DATASET EXCERPT:
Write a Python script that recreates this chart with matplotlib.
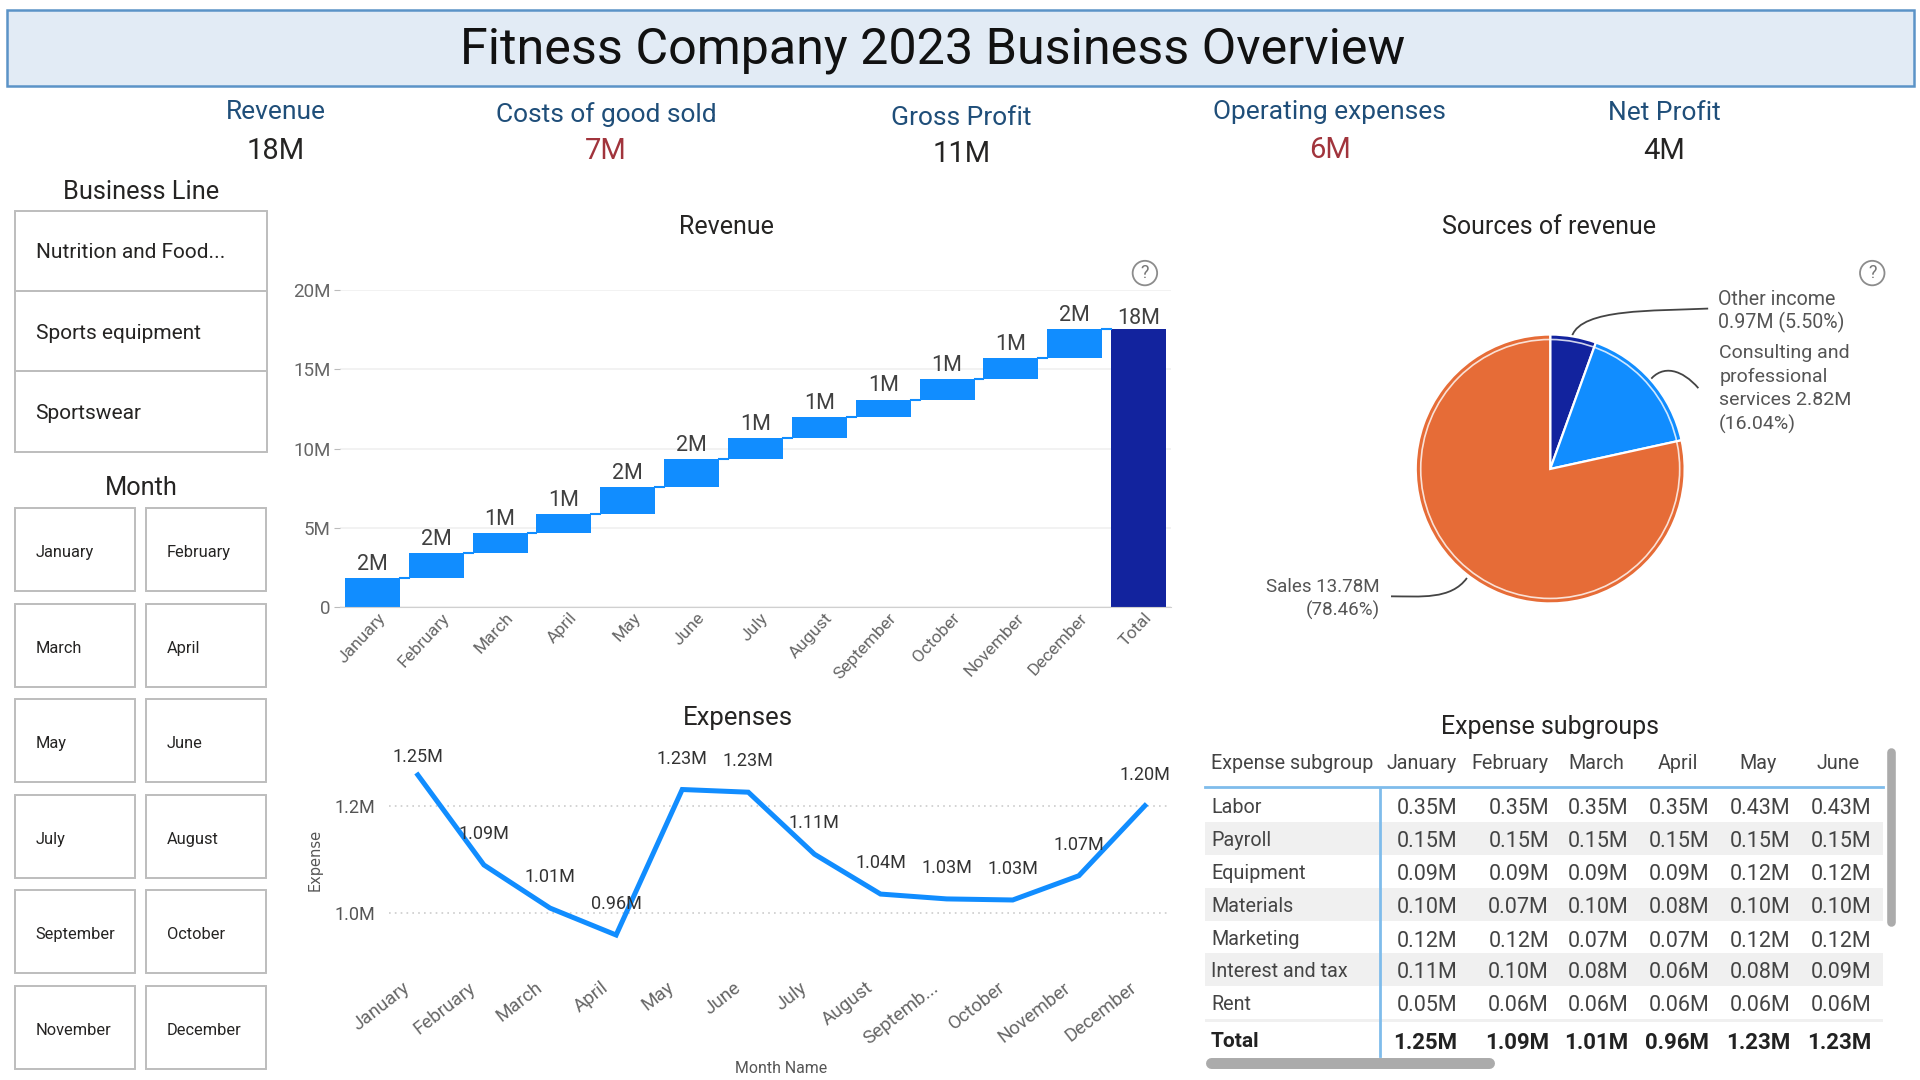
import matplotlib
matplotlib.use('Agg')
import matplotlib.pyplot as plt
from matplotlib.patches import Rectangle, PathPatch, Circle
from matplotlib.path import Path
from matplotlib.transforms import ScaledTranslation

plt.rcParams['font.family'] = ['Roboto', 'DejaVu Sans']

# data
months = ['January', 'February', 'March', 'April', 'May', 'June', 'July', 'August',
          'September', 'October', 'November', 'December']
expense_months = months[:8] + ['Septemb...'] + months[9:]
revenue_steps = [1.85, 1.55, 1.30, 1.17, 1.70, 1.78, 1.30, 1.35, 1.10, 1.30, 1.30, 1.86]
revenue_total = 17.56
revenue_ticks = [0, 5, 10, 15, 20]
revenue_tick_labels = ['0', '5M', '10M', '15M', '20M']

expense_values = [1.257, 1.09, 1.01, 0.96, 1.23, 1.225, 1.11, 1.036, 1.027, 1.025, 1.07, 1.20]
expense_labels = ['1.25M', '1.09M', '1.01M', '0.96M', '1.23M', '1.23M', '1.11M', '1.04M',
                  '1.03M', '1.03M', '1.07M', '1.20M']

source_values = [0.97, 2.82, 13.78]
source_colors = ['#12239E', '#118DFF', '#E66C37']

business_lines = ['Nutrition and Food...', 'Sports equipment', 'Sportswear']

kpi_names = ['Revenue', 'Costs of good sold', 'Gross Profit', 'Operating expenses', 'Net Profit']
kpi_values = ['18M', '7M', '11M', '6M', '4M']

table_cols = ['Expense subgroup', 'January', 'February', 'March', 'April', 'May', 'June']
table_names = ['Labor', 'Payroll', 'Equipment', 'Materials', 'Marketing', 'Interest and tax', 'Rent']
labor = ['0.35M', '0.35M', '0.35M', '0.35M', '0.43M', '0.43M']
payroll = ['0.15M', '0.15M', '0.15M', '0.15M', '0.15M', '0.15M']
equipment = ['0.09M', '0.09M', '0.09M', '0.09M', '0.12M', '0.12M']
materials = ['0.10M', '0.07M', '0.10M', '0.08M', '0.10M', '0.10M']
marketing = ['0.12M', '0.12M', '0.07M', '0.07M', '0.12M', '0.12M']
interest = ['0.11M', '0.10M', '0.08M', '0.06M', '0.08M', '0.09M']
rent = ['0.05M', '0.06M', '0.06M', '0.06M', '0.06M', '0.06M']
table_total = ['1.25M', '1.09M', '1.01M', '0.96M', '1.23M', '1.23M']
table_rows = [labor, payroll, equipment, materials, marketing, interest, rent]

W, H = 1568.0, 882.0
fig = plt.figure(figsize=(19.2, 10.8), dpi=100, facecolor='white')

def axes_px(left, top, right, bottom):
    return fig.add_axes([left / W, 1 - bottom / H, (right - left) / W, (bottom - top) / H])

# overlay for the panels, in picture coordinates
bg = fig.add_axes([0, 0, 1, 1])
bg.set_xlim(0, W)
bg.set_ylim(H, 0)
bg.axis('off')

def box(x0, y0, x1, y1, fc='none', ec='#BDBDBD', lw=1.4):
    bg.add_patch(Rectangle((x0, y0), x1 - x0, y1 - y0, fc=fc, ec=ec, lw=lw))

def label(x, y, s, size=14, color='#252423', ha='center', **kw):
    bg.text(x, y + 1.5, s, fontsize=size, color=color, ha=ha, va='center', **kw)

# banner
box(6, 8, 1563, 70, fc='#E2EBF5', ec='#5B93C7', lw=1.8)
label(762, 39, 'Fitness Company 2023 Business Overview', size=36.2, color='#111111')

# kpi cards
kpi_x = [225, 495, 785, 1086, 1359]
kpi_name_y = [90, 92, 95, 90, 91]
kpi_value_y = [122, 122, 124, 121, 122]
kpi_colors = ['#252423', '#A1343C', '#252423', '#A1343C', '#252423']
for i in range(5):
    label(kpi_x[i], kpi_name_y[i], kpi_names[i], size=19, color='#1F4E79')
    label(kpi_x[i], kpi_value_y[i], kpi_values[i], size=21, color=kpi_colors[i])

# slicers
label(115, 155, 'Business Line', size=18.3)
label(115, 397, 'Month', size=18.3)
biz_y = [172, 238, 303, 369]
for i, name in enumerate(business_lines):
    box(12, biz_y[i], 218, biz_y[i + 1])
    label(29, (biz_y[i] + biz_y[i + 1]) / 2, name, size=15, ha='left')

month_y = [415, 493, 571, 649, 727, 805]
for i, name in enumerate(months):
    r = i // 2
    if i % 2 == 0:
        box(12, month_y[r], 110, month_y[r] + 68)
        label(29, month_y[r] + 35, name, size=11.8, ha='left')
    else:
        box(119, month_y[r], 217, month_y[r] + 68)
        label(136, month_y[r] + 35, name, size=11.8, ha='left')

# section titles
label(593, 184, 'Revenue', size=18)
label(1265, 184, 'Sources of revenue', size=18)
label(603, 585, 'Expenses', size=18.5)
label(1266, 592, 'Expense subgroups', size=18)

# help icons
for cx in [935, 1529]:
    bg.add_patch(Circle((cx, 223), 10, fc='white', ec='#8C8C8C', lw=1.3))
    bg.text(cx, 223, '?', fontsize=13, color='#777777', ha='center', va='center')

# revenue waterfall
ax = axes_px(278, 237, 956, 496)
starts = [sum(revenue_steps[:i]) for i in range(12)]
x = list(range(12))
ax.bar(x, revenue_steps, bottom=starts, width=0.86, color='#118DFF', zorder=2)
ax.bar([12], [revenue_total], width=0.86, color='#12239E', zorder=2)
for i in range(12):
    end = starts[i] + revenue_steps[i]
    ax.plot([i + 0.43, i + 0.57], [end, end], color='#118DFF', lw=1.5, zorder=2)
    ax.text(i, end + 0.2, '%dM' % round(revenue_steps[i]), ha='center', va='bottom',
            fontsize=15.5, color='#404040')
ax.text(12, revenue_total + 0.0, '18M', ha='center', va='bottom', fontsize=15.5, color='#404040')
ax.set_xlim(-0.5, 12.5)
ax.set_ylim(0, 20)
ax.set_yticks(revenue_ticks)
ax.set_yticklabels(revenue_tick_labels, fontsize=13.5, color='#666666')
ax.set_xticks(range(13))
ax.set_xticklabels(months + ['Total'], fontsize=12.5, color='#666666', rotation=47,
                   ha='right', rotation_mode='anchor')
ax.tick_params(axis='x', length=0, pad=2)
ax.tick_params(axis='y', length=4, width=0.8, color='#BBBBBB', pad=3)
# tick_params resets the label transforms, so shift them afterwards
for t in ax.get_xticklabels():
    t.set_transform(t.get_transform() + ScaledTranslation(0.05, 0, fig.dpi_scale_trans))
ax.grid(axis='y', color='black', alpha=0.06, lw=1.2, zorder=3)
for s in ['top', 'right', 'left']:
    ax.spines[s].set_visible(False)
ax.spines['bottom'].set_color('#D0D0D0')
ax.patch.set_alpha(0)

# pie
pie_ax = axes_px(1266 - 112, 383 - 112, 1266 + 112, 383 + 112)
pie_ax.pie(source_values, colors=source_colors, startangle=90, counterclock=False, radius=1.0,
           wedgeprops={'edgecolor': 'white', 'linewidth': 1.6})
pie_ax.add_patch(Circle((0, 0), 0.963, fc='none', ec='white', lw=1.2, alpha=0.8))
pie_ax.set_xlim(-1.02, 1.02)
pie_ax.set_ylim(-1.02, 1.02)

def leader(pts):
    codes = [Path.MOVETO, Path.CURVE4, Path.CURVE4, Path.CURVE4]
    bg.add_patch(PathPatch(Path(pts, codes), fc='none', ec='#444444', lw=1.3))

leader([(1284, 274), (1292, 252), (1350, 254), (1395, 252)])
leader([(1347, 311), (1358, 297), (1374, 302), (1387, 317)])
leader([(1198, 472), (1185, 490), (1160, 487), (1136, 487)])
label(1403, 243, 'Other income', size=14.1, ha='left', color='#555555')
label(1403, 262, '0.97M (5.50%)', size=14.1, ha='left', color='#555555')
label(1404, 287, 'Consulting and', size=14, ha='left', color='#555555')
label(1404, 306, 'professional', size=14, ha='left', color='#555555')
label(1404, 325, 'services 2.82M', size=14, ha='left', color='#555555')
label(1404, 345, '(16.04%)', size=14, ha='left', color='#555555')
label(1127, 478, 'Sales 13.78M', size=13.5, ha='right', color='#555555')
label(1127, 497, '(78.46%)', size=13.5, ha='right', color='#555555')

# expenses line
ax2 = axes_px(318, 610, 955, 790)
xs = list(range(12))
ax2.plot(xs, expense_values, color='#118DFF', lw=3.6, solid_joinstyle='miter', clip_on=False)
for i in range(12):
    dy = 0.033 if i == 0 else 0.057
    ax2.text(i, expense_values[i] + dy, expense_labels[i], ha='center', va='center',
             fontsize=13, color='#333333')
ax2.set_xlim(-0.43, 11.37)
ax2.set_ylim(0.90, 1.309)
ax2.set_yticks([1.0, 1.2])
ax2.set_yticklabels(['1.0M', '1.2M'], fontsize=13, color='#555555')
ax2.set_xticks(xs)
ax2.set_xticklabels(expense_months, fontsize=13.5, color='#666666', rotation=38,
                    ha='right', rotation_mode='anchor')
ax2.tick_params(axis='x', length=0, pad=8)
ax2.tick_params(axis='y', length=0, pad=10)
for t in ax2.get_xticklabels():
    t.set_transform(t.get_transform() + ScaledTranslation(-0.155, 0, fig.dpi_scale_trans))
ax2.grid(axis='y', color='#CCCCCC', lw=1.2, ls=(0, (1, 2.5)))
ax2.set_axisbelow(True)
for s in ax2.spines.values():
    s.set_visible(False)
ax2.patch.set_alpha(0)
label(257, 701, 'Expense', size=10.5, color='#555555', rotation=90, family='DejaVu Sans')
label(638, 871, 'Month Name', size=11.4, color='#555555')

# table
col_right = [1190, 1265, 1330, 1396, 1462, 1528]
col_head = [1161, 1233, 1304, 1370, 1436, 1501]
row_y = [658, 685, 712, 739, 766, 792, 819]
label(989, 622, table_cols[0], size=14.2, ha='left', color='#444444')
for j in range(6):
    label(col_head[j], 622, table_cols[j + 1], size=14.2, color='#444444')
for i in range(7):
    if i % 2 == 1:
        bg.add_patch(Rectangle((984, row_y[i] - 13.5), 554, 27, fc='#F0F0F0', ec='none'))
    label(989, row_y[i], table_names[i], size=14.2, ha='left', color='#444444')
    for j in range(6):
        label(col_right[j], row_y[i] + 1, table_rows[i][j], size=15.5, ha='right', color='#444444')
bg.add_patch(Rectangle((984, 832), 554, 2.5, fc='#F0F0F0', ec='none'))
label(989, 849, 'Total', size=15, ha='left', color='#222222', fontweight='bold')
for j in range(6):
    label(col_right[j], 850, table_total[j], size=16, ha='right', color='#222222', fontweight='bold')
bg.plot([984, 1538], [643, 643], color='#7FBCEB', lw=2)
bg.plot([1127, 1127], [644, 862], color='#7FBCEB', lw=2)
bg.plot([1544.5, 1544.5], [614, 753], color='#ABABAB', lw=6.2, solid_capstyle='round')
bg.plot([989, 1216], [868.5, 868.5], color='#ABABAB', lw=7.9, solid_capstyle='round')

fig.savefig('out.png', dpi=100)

WORK TO COMPLETE: Only the lines from the top of the data through the line with "plt.rcParams['font.family'] = ['Roboto', 'DejaVu" should be quoted, exactly and with both ends kept; skip the pictures.

CORRECT ANSWER:
Write a Python script that recreates this chart with matplotlib.
import matplotlib
matplotlib.use('Agg')
import matplotlib.pyplot as plt
from matplotlib.patches import Rectangle, PathPatch, Circle
from matplotlib.path import Path
from matplotlib.transforms import ScaledTranslation

plt.rcParams['font.family'] = ['Roboto', 'DejaVu Sans']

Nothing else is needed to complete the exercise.